Yep pretty sure. The person is on the property with permission (not trespassing) until they break a condition of that permission. (trespassing)
By "hard for the charge to stick" did you mean "hard for a prosecutor to convince a judge or jury that you committed the offense with which you were charged"? If so, then didn't you really mean "unlikely that you're actually guilty"?
I mean it would be technically the crime of trespass but a total waste of the court's time to hear the case. I would hope that any decent judge would look very unfavorably at his time being wasted for something so trivial.

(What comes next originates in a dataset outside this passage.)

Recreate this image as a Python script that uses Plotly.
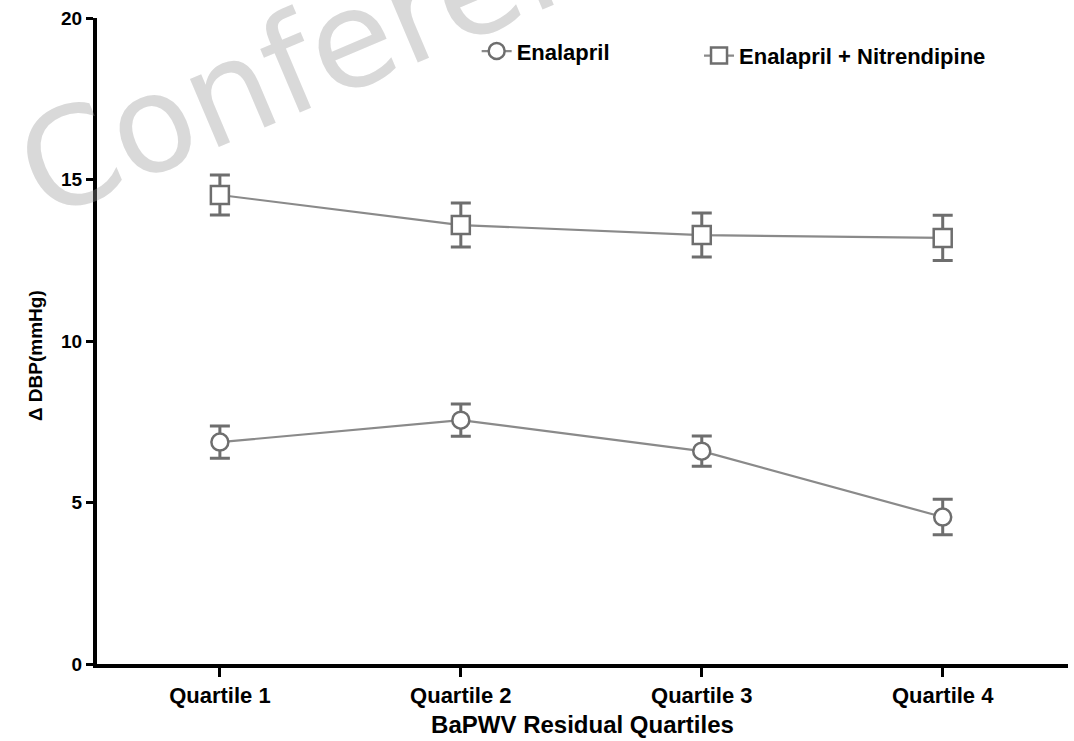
import plotly.graph_objects as go

# Change in diastolic blood pressure by BaPWV residual quartile
quartiles = ["Quartile 1", "Quartile 2", "Quartile 3", "Quartile 4"]
x_pos = [1, 2, 3, 4]

enalapril_mean = [6.87, 7.55, 6.59, 4.55]
enalapril_err = [0.50, 0.50, 0.47, 0.55]

combo_mean = [14.52, 13.59, 13.28, 13.19]
combo_err = [0.62, 0.68, 0.68, 0.70]

FONT = "Arial, Liberation Sans, Helvetica, sans-serif"
LINE_GREY = "#8a8a8a"
MARK_GREY = "#6e6e6e"

fig = go.Figure()

fig.add_trace(go.Scatter(
    x=x_pos, y=enalapril_mean, name="Enalapril",
    mode="lines+markers", legend="legend",
    line=dict(color=LINE_GREY, width=2.2),
    marker=dict(symbol="circle", size=17, color="white",
                line=dict(color=MARK_GREY, width=2.5)),
    error_y=dict(type="data", array=enalapril_err, visible=True,
                 color=MARK_GREY, thickness=3, width=10),
))

fig.add_trace(go.Scatter(
    x=x_pos, y=combo_mean, name="Enalapril + Nitrendipine",
    mode="lines+markers", legend="legend2",
    line=dict(color=LINE_GREY, width=2.2),
    marker=dict(symbol="square", size=18, color="white",
                line=dict(color=MARK_GREY, width=2.5)),
    error_y=dict(type="data", array=combo_err, visible=True,
                 color=MARK_GREY, thickness=3, width=10),
))

# Light diagonal watermark
fig.add_annotation(
    text="Conference", xref="paper", yref="paper",
    x=-0.107, y=0.985, xanchor="left", yanchor="middle",
    textangle=-23, showarrow=False,
    font=dict(family="DejaVu Sans, sans-serif", size=135,
              color="rgba(150,150,150,0.36)"),
)

# Y-axis title, placed a little below the axis midpoint
fig.add_annotation(
    text="Δ DBP(mmHg)", xref="paper", yref="paper",
    x=-0.064, y=0.478, xanchor="center", yanchor="middle",
    textangle=-90, showarrow=False,
    font=dict(family=FONT, size=19, weight="bold", color="black"),
)

legend_font = dict(family=FONT, size=22, weight="bold", color="black")

fig.update_layout(
    width=1074, height=741,
    margin=dict(l=97, r=6, t=18, b=77),
    paper_bgcolor="white", plot_bgcolor="white",
    font=dict(family=FONT, color="black"),
    showlegend=True,
    legend=dict(
        x=0.391, y=0.981, xanchor="left", yanchor="top",
        font=legend_font, bgcolor="rgba(0,0,0,0)",
    ),
    legend2=dict(
        x=0.620, y=0.974, xanchor="left", yanchor="top",
        font=legend_font, bgcolor="rgba(0,0,0,0)",
    ),
    xaxis=dict(
        range=[0.49, 4.52], tickmode="array", tickvals=x_pos, ticktext=quartiles,
        showline=True, linecolor="black", linewidth=4,
        ticks="outside", ticklen=9, tickwidth=3, tickcolor="black",
        showgrid=False, zeroline=False,
        tickfont=dict(family=FONT, size=22, weight="bold"),
        title=dict(text="BaPWV Residual Quartiles", standoff=10,
                   font=dict(family=FONT, size=24, weight="bold")),
    ),
    yaxis=dict(
        range=[0, 20], tickvals=[0, 5, 10, 15, 20],
        showline=True, linecolor="black", linewidth=4,
        ticks="outside", ticklen=7, tickwidth=3, tickcolor="black",
        showgrid=False, zeroline=False,
        tickfont=dict(family=FONT, size=19, weight="bold"),
    ),
)

fig.write_html("out.html")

I feel the most appropriate charge is whatever a police officer believes that you are guilty of. Charging someone with a crime without suspicion that he committed that crime would be dishonest, wouldn't it?
The LEO was not on the flight so he would have to base the charges on the complaint. Would it be reasonable for an officer to believe that the person on the plane was trespassing because the FA said the passenger broke a condition of permission? I would think so.
Let's move this out of the sky and on to the ground. I have a business, you enter and violate a condition of permission. (no shoes, no shirt, no service) By taking your shirt off after you have entered the business, you have violated the condition of permission. While you were wearing the shirt you were not trespassing, once the shirt was off you were trespassing.
On the ground, I would have to tell you to leave. If I prevented you from leaving I could be charged with kidnapping or something similar. In the air you really don't have the option of giving someone the bum's rush.
Wouldn't that just be attempting to be on someone's property after he told you not to be there?
You would think, but in the case I cited the attempted trespass came because the guy was lurking around looking for a home to burglarize. (He admitted that to me, so he may have also admitted that to the cops)
They could not get him for attempted burglary as he had not entered anyone's property. They could not get him for trespass because he had not entered anyone's property.
He was in a neighborhood when he had no business to be there, so by the prosecution's and police's reasoning he was there to trespass.